KRS 439.3401(1) defines “violent offender” as: “[a]ny person who has been convicted of or pled guilty to the commission of: (a) [a] capital offense; (b) [a] Class A felony; (c) [a] Class B felony involving the death of the victim or serious physical injury to the victim ․“, among other crimes. While examining KRS 439.3401, we must,
ascertain the intention of the legislature from the words used in enacting statutes rather than surmising what may have been intended but was not expressed. In other words, we assume that the [Legislature] meant exactly what it said, and said exactly what it meant. Only when [it] would produce an injustice or ridiculous result should we ignore the plain meaning of a statute.
Revenue Cabinet v. O'Daniel, 153 S.W.3d 815, 819 (Ky.2005) (internal footnotes and quotations omitted). While KRS 439.3401(c) requires that Class B felonies result in death or serious injury to be deemed violent offenses, the statute does not specifically require Class A felonies to result in death or serious physical injury or involve violence. Therefore, it follows that all persons convicted of Class A felonies are classified as violent offenders.
Although we must examine the plain meaning of the law, it is also appropriate to consider “the contemporaneous facts and circumstances which shed intelligible light on the intention of the legislative body.” Mitchell v. Kentucky Farm Bureau, Ins. Co., 927 S.W.2d 343, 346 (Ky.1996) (overruled on other grounds by Nantz v. Lexington Lincoln Mercury Subaru, 947 S.W.2d 36 (Ky.1997)). We recognize that manufacturing methamphetamine while in possession of a firearm was not a Class A felony in 1991 when KRS 439.3401 was enacted.2 The Legislature may not have contemplated the existence of a non-violent, Class A felony. Nonetheless, KRS 439.3401 has been amended numerous times since KRS 218A.1432 was enacted. None of the amendments excluded manufacturing methamphetamine while in possession of a firearm as a violent offense. Without specifically excluding this crime from other Class A felonies, KRS 439.3401 requires those convicted of manufacturing methamphetamine while in possession of a firearm be classified as violent offenders, with all the ramifications that result from that designation.

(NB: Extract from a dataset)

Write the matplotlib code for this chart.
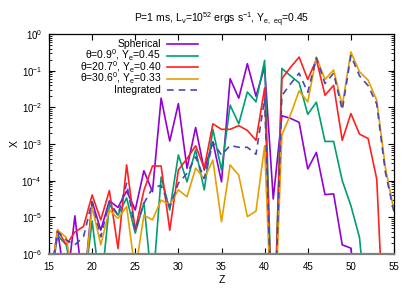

Based on the foregoing, we affirm the Lyon Circuit Court order.
1. Mills filed a writ of mandamus in the Lyon Circuit Court rather than a petition for a declaration of rights. A writ of mandamus, however, is “an extraordinary remedy which compels the performance of a ministerial act or mandatory duty where there is a clear legal right or no adequate remedy at law.” County of Harlan v. Appalachian Reg'l Healthcare, Inc., 85 S.W.3d 607, 613 (Ky.2002). The writ may only be granted in two circumstances: “(1) when the lower court is acting beyond its jurisdiction; and (2) when the lower court is acting or is about to act erroneously, and there is exists no adequate remedy by appeal or otherwise and great injustice and irreparable injury will result if petition is not granted.” Sowders v. Lewis, 241 S.W.3d 319, 321–22 (Ky.2007). Given that Mills' claims fall outside of the scope of a writ of mandamus, the circuit court treated Mills' pro se filing as a petition for declaration of rights. Mills did not object. Therefore, we review his appeal as a denial of a petition for declaration of rights.
2. Manufacturing methamphetamine was not criminalized until 1998. KRS 218A.1432.